──────── DATA EXCERPTS

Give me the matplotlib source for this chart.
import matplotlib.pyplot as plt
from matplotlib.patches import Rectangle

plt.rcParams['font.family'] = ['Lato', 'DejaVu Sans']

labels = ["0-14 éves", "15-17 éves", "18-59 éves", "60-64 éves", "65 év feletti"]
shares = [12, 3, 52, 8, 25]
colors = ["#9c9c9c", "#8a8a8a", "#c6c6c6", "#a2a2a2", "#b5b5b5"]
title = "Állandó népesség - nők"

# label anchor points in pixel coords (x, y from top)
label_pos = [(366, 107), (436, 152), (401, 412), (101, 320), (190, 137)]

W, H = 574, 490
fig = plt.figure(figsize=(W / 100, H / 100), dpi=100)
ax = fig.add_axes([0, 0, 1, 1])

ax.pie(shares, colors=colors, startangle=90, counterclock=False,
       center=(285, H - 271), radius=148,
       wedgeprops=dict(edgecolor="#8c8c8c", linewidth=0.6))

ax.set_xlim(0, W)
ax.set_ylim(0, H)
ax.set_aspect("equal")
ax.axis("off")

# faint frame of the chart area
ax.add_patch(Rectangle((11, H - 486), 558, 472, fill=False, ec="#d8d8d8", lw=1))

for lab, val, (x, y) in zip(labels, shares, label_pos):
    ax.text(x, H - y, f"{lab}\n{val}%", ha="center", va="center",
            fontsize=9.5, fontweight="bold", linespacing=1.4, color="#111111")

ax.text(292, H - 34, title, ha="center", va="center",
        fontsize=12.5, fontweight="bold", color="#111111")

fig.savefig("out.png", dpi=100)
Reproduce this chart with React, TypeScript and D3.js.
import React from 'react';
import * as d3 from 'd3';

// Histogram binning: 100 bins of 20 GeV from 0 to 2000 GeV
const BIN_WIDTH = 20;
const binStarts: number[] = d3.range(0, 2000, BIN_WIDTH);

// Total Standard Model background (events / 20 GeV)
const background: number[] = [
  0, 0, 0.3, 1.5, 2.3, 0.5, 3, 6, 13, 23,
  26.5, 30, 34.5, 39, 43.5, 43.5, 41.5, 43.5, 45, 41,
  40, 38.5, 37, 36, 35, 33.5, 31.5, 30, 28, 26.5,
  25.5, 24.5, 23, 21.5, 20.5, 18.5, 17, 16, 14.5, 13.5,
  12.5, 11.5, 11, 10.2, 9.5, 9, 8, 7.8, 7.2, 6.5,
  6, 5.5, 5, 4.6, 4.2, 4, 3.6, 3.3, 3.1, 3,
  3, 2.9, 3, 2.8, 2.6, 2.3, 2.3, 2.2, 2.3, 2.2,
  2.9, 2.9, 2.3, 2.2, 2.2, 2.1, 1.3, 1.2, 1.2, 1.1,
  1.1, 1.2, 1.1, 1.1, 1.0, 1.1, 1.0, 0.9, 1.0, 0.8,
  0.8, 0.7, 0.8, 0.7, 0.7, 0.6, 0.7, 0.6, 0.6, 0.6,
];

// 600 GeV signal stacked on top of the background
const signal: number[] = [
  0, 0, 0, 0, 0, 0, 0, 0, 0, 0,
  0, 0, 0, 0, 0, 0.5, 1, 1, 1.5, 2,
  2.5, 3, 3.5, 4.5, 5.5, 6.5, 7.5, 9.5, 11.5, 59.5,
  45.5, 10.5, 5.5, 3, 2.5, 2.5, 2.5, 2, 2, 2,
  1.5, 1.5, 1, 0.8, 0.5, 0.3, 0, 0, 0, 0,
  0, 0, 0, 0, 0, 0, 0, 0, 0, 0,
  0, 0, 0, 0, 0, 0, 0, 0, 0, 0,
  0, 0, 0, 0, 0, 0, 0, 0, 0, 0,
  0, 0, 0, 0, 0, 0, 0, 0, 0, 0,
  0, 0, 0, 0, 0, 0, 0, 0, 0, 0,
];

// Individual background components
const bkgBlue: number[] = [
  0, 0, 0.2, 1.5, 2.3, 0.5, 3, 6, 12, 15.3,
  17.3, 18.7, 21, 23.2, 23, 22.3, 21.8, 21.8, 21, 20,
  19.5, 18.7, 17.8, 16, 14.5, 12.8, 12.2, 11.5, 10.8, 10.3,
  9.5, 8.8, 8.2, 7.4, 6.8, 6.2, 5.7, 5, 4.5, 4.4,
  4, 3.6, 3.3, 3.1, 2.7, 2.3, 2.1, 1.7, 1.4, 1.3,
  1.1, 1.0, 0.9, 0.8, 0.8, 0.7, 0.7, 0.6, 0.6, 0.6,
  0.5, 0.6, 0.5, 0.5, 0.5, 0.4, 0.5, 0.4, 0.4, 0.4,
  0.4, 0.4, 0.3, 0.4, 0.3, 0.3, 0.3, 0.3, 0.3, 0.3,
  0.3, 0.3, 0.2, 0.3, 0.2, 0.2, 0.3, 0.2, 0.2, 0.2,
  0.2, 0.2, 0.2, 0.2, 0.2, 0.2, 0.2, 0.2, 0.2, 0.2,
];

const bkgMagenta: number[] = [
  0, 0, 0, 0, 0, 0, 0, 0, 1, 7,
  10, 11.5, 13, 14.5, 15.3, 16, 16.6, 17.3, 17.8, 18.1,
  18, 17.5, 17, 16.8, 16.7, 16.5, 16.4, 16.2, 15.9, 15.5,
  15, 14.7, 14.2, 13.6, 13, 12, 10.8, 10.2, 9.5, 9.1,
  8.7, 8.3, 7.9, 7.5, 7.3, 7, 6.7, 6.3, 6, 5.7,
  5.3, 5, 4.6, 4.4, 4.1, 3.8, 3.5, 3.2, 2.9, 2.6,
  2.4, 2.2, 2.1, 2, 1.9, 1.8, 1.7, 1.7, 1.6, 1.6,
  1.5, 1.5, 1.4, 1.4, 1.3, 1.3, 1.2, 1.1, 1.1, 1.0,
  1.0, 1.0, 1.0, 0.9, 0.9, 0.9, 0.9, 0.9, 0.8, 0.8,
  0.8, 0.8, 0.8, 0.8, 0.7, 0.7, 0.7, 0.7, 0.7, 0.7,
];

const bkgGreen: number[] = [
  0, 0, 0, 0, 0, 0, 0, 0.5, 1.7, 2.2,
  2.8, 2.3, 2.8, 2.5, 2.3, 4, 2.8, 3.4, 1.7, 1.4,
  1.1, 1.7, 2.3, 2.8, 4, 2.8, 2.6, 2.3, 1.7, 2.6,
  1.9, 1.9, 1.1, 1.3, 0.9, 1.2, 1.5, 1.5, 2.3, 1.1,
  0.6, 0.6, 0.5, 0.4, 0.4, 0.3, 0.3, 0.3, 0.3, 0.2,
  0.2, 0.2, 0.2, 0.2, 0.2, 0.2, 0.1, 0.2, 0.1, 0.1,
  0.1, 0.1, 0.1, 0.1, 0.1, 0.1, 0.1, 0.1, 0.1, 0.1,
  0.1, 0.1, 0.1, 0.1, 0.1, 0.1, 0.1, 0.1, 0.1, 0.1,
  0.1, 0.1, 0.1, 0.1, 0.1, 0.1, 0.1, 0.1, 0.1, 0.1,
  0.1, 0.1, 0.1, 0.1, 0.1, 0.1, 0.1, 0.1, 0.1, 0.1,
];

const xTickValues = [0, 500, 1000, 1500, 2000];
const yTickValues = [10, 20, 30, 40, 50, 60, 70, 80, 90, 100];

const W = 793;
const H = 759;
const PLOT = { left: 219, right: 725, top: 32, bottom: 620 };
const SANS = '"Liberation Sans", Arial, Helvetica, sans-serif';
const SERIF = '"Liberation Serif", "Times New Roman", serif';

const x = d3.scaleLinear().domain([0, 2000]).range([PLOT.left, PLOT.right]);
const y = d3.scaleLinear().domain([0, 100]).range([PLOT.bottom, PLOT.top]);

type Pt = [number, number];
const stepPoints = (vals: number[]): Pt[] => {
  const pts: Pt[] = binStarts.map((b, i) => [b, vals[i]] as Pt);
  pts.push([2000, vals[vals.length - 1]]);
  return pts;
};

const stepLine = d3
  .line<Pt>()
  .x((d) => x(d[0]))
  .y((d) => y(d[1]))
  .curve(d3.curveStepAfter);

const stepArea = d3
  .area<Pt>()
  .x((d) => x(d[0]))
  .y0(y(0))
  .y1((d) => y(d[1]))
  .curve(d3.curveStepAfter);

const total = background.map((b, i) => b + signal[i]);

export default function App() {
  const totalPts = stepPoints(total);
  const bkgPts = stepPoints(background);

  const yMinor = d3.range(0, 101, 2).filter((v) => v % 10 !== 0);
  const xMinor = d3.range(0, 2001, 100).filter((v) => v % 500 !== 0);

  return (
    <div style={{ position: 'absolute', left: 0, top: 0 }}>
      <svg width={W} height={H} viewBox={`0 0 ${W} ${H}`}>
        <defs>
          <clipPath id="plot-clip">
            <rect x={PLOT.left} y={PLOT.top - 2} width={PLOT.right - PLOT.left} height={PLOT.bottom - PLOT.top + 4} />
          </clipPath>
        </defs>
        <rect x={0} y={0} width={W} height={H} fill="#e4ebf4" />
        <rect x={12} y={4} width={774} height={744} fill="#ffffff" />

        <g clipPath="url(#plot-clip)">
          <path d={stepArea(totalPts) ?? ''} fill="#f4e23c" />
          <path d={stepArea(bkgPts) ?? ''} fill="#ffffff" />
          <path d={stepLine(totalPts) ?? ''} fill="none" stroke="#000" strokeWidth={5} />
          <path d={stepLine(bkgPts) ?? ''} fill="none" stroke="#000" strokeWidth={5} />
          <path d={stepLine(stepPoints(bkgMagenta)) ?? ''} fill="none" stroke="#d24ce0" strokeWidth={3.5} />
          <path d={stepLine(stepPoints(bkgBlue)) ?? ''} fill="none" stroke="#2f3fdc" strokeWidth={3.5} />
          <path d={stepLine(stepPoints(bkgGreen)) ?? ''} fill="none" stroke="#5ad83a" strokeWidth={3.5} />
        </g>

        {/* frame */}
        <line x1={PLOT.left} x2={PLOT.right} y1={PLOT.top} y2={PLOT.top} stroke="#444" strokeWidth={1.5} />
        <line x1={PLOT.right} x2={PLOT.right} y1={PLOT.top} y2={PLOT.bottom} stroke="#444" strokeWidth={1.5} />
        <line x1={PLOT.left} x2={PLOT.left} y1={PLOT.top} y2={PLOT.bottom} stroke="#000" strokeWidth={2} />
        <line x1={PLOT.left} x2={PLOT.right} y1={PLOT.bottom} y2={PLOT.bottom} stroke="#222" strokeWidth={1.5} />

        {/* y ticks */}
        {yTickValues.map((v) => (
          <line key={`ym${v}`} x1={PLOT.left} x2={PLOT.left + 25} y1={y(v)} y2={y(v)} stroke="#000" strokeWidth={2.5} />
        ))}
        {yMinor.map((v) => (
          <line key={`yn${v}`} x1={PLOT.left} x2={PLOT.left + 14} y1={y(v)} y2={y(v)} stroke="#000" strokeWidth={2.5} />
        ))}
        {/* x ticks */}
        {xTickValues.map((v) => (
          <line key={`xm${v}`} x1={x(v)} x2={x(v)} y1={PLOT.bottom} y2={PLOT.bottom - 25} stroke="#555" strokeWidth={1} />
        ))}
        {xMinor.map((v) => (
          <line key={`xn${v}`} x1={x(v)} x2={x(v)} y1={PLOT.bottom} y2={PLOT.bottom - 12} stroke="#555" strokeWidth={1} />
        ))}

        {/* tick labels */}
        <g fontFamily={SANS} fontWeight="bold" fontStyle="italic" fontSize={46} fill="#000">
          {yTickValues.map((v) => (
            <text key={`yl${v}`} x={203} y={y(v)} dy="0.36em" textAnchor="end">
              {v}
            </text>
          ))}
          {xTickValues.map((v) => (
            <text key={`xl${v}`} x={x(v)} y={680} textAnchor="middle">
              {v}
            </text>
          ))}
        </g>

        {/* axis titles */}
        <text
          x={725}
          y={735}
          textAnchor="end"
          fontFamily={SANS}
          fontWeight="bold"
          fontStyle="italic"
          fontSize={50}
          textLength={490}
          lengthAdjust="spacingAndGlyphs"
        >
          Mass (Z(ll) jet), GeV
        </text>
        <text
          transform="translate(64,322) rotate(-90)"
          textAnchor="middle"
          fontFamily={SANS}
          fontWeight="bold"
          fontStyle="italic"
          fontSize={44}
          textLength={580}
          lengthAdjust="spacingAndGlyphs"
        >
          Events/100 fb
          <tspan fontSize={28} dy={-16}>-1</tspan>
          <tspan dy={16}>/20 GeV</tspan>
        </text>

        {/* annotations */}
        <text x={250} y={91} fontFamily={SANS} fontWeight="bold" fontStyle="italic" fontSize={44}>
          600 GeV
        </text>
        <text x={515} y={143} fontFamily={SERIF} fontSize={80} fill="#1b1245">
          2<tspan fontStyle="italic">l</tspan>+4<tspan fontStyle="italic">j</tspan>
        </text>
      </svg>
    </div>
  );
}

────────────────

:: WRITTEN INSTRUCTION ::
What are the exact lines from the beginning of the material through the line containing "const binStarts: number[]"? Write out those lines alone.

:: RESPONSE TO THIS TASK ::
Give me the matplotlib source for this chart.
import matplotlib.pyplot as plt
from matplotlib.patches import Rectangle

plt.rcParams['font.family'] = ['Lato', 'DejaVu Sans']

labels = ["0-14 éves", "15-17 éves", "18-59 éves", "60-64 éves", "65 év feletti"]
shares = [12, 3, 52, 8, 25]
colors = ["#9c9c9c", "#8a8a8a", "#c6c6c6", "#a2a2a2", "#b5b5b5"]
title = "Állandó népesség - nők"

# label anchor points in pixel coords (x, y from top)
label_pos = [(366, 107), (436, 152), (401, 412), (101, 320), (190, 137)]

W, H = 574, 490
fig = plt.figure(figsize=(W / 100, H / 100), dpi=100)
ax = fig.add_axes([0, 0, 1, 1])

ax.pie(shares, colors=colors, startangle=90, counterclock=False,
       center=(285, H - 271), radius=148,
       wedgeprops=dict(edgecolor="#8c8c8c", linewidth=0.6))

ax.set_xlim(0, W)
ax.set_ylim(0, H)
ax.set_aspect("equal")
ax.axis("off")

# faint frame of the chart area
ax.add_patch(Rectangle((11, H - 486), 558, 472, fill=False, ec="#d8d8d8", lw=1))

for lab, val, (x, y) in zip(labels, shares, label_pos):
    ax.text(x, H - y, f"{lab}\n{val}%", ha="center", va="center",
            fontsize=9.5, fontweight="bold", linespacing=1.4, color="#111111")

ax.text(292, H - 34, title, ha="center", va="center",
        fontsize=12.5, fontweight="bold", color="#111111")

fig.savefig("out.png", dpi=100)
Reproduce this chart with React, TypeScript and D3.js.
import React from 'react';
import * as d3 from 'd3';

// Histogram binning: 100 bins of 20 GeV from 0 to 2000 GeV
const BIN_WIDTH = 20;
const binStarts: number[] = d3.range(0, 2000, BIN_WIDTH);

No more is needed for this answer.